BEGIN Source material

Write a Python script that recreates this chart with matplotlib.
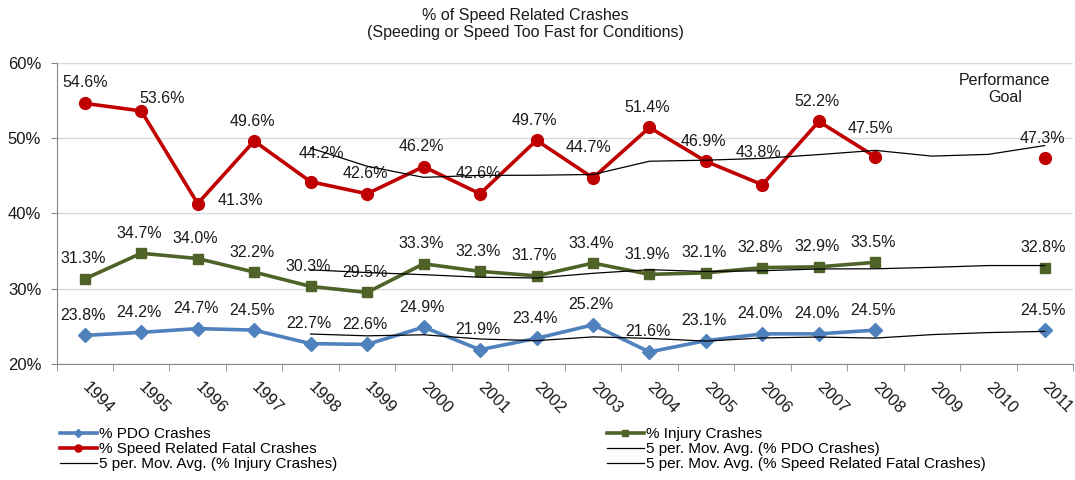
"""% of speed related crashes by year, with 5-period moving averages."""

import matplotlib

matplotlib.use("Agg")
import matplotlib.pyplot as plt
import numpy as np
from matplotlib.ticker import FuncFormatter, FixedLocator

YEARS = ["1994", "1995", "1996", "1997", "1998", "1999", "2000", "2001", "2002",
         "2003", "2004", "2005", "2006", "2007", "2008", "2009", "2010", "2011"]

PDO = [23.8, 24.2, 24.7, 24.5, 22.7, 22.6, 24.9, 21.9, 23.4,
       25.2, 21.6, 23.1, 24.0, 24.0, 24.5, None, None, 24.5]
INJURY = [31.3, 34.7, 34.0, 32.2, 30.3, 29.5, 33.3, 32.3, 31.7,
          33.4, 31.9, 32.1, 32.8, 32.9, 33.5, None, None, 32.8]
FATAL = [54.6, 53.6, 41.3, 49.6, 44.2, 42.6, 46.2, 42.6, 49.7,
         44.7, 51.4, 46.9, 43.8, 52.2, 47.5, None, None, 47.3]

# moving-average lines (start in 1998)
PDO_MA = [None, None, None, None, 23.98, 23.74, 23.88, 23.32, 23.10,
          23.60, 23.40, 23.04, 23.46, 23.58, 23.44, 23.90, 24.17, 24.33]
INJURY_MA = [None, None, None, None, 32.50, 32.14, 31.86, 31.52, 31.42,
             32.04, 32.52, 32.28, 32.38, 32.62, 32.64, 32.83, 33.07, 33.07]
FATAL_MA = [None, None, None, None, 48.66, 46.26, 44.78, 45.04, 45.06,
            45.16, 46.92, 47.06, 47.30, 47.80, 48.36, 47.60, 47.83, 49.00]

Y_TICKS = [20, 30, 40, 50, 60]

TITLE = "% of Speed Related Crashes\n(Speeding or Speed Too Fast for Conditions)"
GOAL_TEXT = "Performance\nGoal"

BLUE = "#4F81BD"
RED = "#C00000"
GREEN = "#4F6228"
TEXT = "#1a1a1a"
FONT = ["Liberation Sans", "DejaVu Sans"]

# label offsets in pixels (dx, dy); default sits just above the point
DEFAULT_OFFSET = (-2, 20)
FATAL_OFFSETS = {0: (0, 21), 1: (21, 12), 2: (43, 3), 4: (11, 28),
                 9: (-4, 30), 12: (-4, 32), 14: (-5, 28)}


def as_array(values):
    return np.array([np.nan if v is None else v for v in values], dtype=float)


def label_points(ax, x, values, offsets=None):
    offsets = offsets or {}
    for i, v in enumerate(values):
        if v is None:
            continue
        dx, dy = offsets.get(i, DEFAULT_OFFSET)
        ax.annotate(f"{v:.1f}%", (x[i], v), xytext=(dx, dy),
                    textcoords="offset pixels", ha="center", va="center",
                    fontsize=11.5, color=TEXT, family=FONT)


plt.rcParams["font.family"] = FONT

fig = plt.figure(figsize=(10.75, 4.8), dpi=100)
ax = fig.add_axes([56.5 / 1075, 1 - 364 / 480, (1073 - 56.5) / 1075, (364 - 62.7) / 480])

x = np.arange(len(YEARS))
line_kw = dict(linewidth=2.6, solid_joinstyle="round", zorder=3)
ma_kw = dict(color="black", linewidth=0.9, zorder=4)

pdo, = ax.plot(x, as_array(PDO), color=BLUE, marker="D", markersize=7.5, **line_kw)
inj, = ax.plot(x, as_array(INJURY), color=GREEN, marker="s", markersize=7, **line_kw)
fat, = ax.plot(x, as_array(FATAL), color=RED, marker="o", markersize=8.5, **line_kw)
ma_pdo, = ax.plot(x, as_array(PDO_MA), **ma_kw)
ma_inj, = ax.plot(x, as_array(INJURY_MA), **ma_kw)
ma_fat, = ax.plot(x, as_array(FATAL_MA), **ma_kw)

label_points(ax, x, PDO)
label_points(ax, x, INJURY)
label_points(ax, x, FATAL, FATAL_OFFSETS)

ax.annotate(GOAL_TEXT, (x[-1], 60), xytext=(-40, -26), textcoords="offset pixels",
            ha="center", va="center", fontsize=11.5, color=TEXT, linespacing=1.15)

ax.set_xlim(-0.5, len(YEARS) - 0.5)
ax.set_ylim(Y_TICKS[0], Y_TICKS[-1])
ax.set_yticks(Y_TICKS)
ax.yaxis.set_major_formatter(FuncFormatter(lambda v, _: f"{v:.0f}%"))
ax.set_xticks(x)
ax.set_xticklabels(YEARS)
ax.xaxis.set_minor_locator(FixedLocator(np.arange(-0.5, len(YEARS), 1.0)))
ax.tick_params(axis="x", which="major", length=0, pad=15, labelsize=12, labelcolor=TEXT)
ax.tick_params(axis="x", which="minor", length=5, color="#868686", direction="out")
ax.tick_params(axis="y", length=4, color="#868686", pad=7, labelsize=12, labelcolor=TEXT)
for lbl in ax.get_xticklabels():
    lbl.set_rotation(-45)
    lbl.set_ha("left")
    lbl.set_va("center")
    lbl.set_rotation_mode("anchor")

ax.grid(axis="y", color="#D9D9D9", linewidth=1)
ax.set_axisbelow(True)
for side in ("top", "right"):
    ax.spines[side].set_visible(False)
for side in ("left", "bottom"):
    ax.spines[side].set_color("#868686")

fig.text(525 / 1075, 1 - 24 / 480, TITLE, ha="center", va="center",
         fontsize=11.5, color=TEXT, linespacing=1.1)

leg_kw = dict(loc="upper left", frameon=False, fontsize=11, borderpad=0,
              borderaxespad=0, handlelength=2.4, handletextpad=0.15,
              labelspacing=0.08, markerscale=0.6, bbox_transform=fig.transFigure)
leg1 = fig.legend([pdo, fat, ma_inj],
                  ["% PDO Crashes", "% Speed Related Fatal Crashes",
                   "5 per. Mov. Avg. (% Injury Crashes)"],
                  bbox_to_anchor=(60 / 1075, 1 - 427 / 480), **leg_kw)
leg2 = fig.legend([inj, ma_pdo, ma_fat],
                  ["% Injury Crashes", "5 per. Mov. Avg. (% PDO Crashes)",
                   "5 per. Mov. Avg. (% Speed Related Fatal Crashes)"],
                  bbox_to_anchor=(607 / 1075, 1 - 427 / 480), **leg_kw)

fig.savefig("out.png", dpi=100)
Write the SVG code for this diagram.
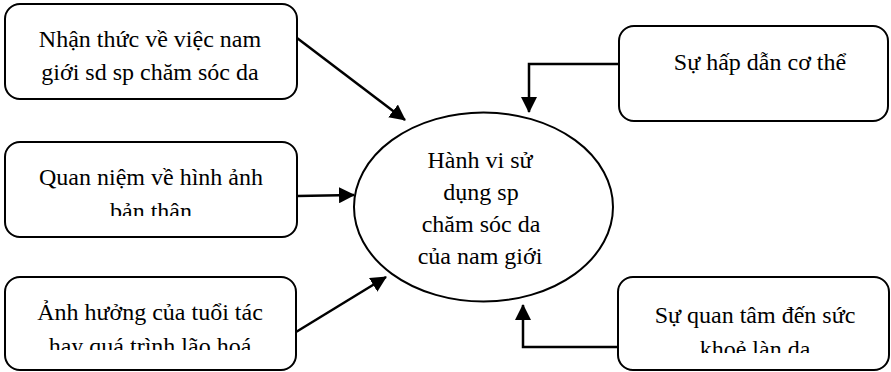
<svg xmlns="http://www.w3.org/2000/svg" width="891" height="372" viewBox="0 0 891 372">
<style>
.box{fill:#fff;stroke:#000;stroke-width:2}
.t{font-family:"Liberation Serif","Times New Roman",serif;font-size:24px;fill:#000;text-anchor:middle}
.c{fill:none;stroke:#000;stroke-width:2.5}
</style>
<defs>
<marker id="ah" viewBox="0 0 16 16" refX="15" refY="8" markerWidth="16" markerHeight="16" markerUnits="userSpaceOnUse" orient="auto">
<path d="M0,0 L16,8 L0,16 z" fill="#000"/>
</marker>
<clipPath id="cl2"><rect x="0" y="140" width="300" height="76"/></clipPath>
<clipPath id="cl3"><rect x="0" y="275" width="300" height="75"/></clipPath>
<clipPath id="cl5"><rect x="615" y="275" width="276" height="78"/></clipPath>
</defs>
<rect width="891" height="372" fill="#fff"/>
<g id="n1">
<rect class="box" x="5" y="4" width="292" height="95" rx="15"/>
<text class="t" x="150" y="47">Nhận thức về việc nam</text>
<text class="t" x="150" y="80">giới sd sp chăm sóc da</text>
</g>
<g id="n2">
<rect class="box" x="5" y="142" width="292" height="95" rx="15"/>
<g clip-path="url(#cl2)">
<text class="t" x="151" y="185">Quan niệm về hình ảnh</text>
<text class="t" x="151" y="219">bản thân</text>
</g>
</g>
<g id="n3">
<rect class="box" x="5" y="277" width="291" height="93" rx="15"/>
<g clip-path="url(#cl3)">
<text class="t" x="150" y="320">Ảnh hưởng của tuổi tác</text>
<text class="t" x="150" y="354">hay quá trình lão hoá</text>
</g>
</g>
<g id="center">
<ellipse cx="483.5" cy="207" rx="129.5" ry="94.5" fill="#fff" stroke="#000" stroke-width="2"/>
<text class="t" x="480" y="168">Hành vi sử</text>
<text class="t" x="481" y="200">dụng sp</text>
<text class="t" x="481" y="232">chăm sóc da</text>
<text class="t" x="480" y="264">của nam giới</text>
</g>
<g id="n4">
<rect class="box" x="619" y="26" width="269" height="95" rx="15"/>
<text class="t" x="760" y="70">Sự hấp dẫn cơ thể</text>
</g>
<g id="n5">
<rect class="box" x="618" y="277" width="271" height="93" rx="15"/>
<g clip-path="url(#cl5)">
<text class="t" x="755" y="323">Sự quan tâm đến sức</text>
<text class="t" x="755" y="357">khoẻ làn da</text>
</g>
</g>
<g id="connectors">
<path class="c" d="M297,38 L405,120" marker-end="url(#ah)"/>
<path class="c" d="M297,196 L354,195" marker-end="url(#ah)"/>
<path class="c" d="M296,332 L386,277" marker-end="url(#ah)"/>
<path class="c" d="M619,64 H529 V112" marker-end="url(#ah)"/>
<path class="c" d="M618,347 H523 V305" marker-end="url(#ah)"/>
</g>
</svg>
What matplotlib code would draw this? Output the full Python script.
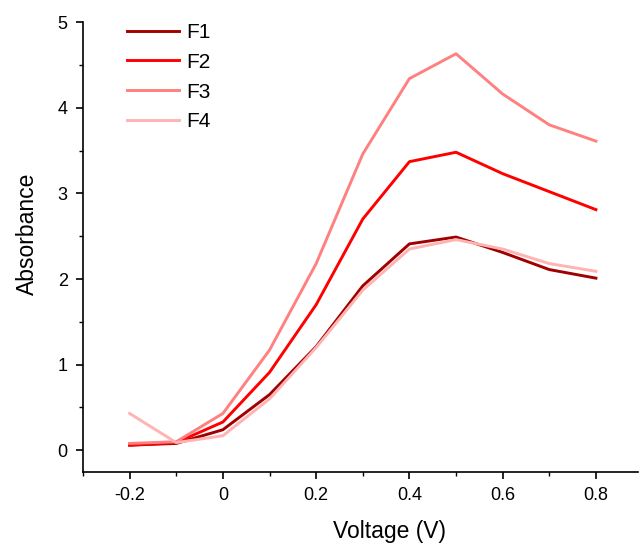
import matplotlib
matplotlib.use("Agg")
import matplotlib.pyplot as plt
from matplotlib.ticker import MultipleLocator

plt.rcParams['font.family'] = ['Liberation Sans', 'DejaVu Sans']

voltage = [-0.2, -0.1, 0.0, 0.1, 0.2, 0.3, 0.4, 0.5, 0.6, 0.7, 0.8]
F1 = [0.06, 0.08, 0.24, 0.65, 1.21, 1.92, 2.41, 2.49, 2.31, 2.11, 2.01]
F2 = [0.06, 0.09, 0.33, 0.91, 1.70, 2.70, 3.37, 3.48, 3.23, 3.02, 2.81]
F3 = [0.08, 0.10, 0.43, 1.17, 2.18, 3.46, 4.34, 4.63, 4.16, 3.80, 3.61]
F4 = [0.43, 0.09, 0.17, 0.60, 1.20, 1.87, 2.35, 2.46, 2.35, 2.18, 2.09]
labels = ['F1', 'F2', 'F3', 'F4']
colors = ['#A00000', '#FF0000', '#FF8080', '#FFB3B3']

fig = plt.figure(figsize=(6.4, 5.45), dpi=100)
ax = fig.add_axes([0.1297, 0.1345, 0.867, 0.825])
for series, lab, col in zip([F1, F2, F3, F4], labels, colors):
    ax.plot(voltage, series, color=col, lw=2.1, label=lab)

ax.set_xlim(-0.3, 0.89)
ax.set_ylim(-0.25, 5)
ax.xaxis.set_minor_locator(MultipleLocator(0.1))
ax.yaxis.set_major_locator(MultipleLocator(1))
ax.yaxis.set_minor_locator(MultipleLocator(0.5))
ax.set_xticks([-0.2, 0, 0.2, 0.4, 0.6, 0.8])
ax.set_xticklabels(['-0.2', '0', '0.2', '0.4', '0.6', '0.8'])
ax.spines['top'].set_visible(False)
ax.spines['right'].set_visible(False)
for s in ['left', 'bottom']:
    ax.spines[s].set_linewidth(1.2)
ax.tick_params(which='major', direction='out', length=5, width=1.2, labelsize=13, pad=6)
ax.tick_params(which='minor', direction='out', length=3, width=1.0)
ax.set_xlabel('Voltage (V)', fontsize=16.5)
ax.set_ylabel('Absorbance', fontsize=16.5)
ax.xaxis.set_label_coords(0.553, -0.108)
ax.yaxis.set_label_coords(-0.08, 0.53)
ax.legend(loc='upper left', bbox_to_anchor=(0.045, 1.04), frameon=False,
          fontsize=15, handlelength=2.5, labelspacing=0.52, handletextpad=0.35)
fig.savefig('out.png', dpi=100)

END Source material

→ Work instructions
Start at the line that contains "What matplotlib code", stop at the line that contains "plt.rcParams['font.family'] = ['Liberation", and reproduce each line in that stretch exactly. Pictures are excluded.

→ Correct output
What matplotlib code would draw this? Output the full Python script.
import matplotlib
matplotlib.use("Agg")
import matplotlib.pyplot as plt
from matplotlib.ticker import MultipleLocator

plt.rcParams['font.family'] = ['Liberation Sans', 'DejaVu Sans']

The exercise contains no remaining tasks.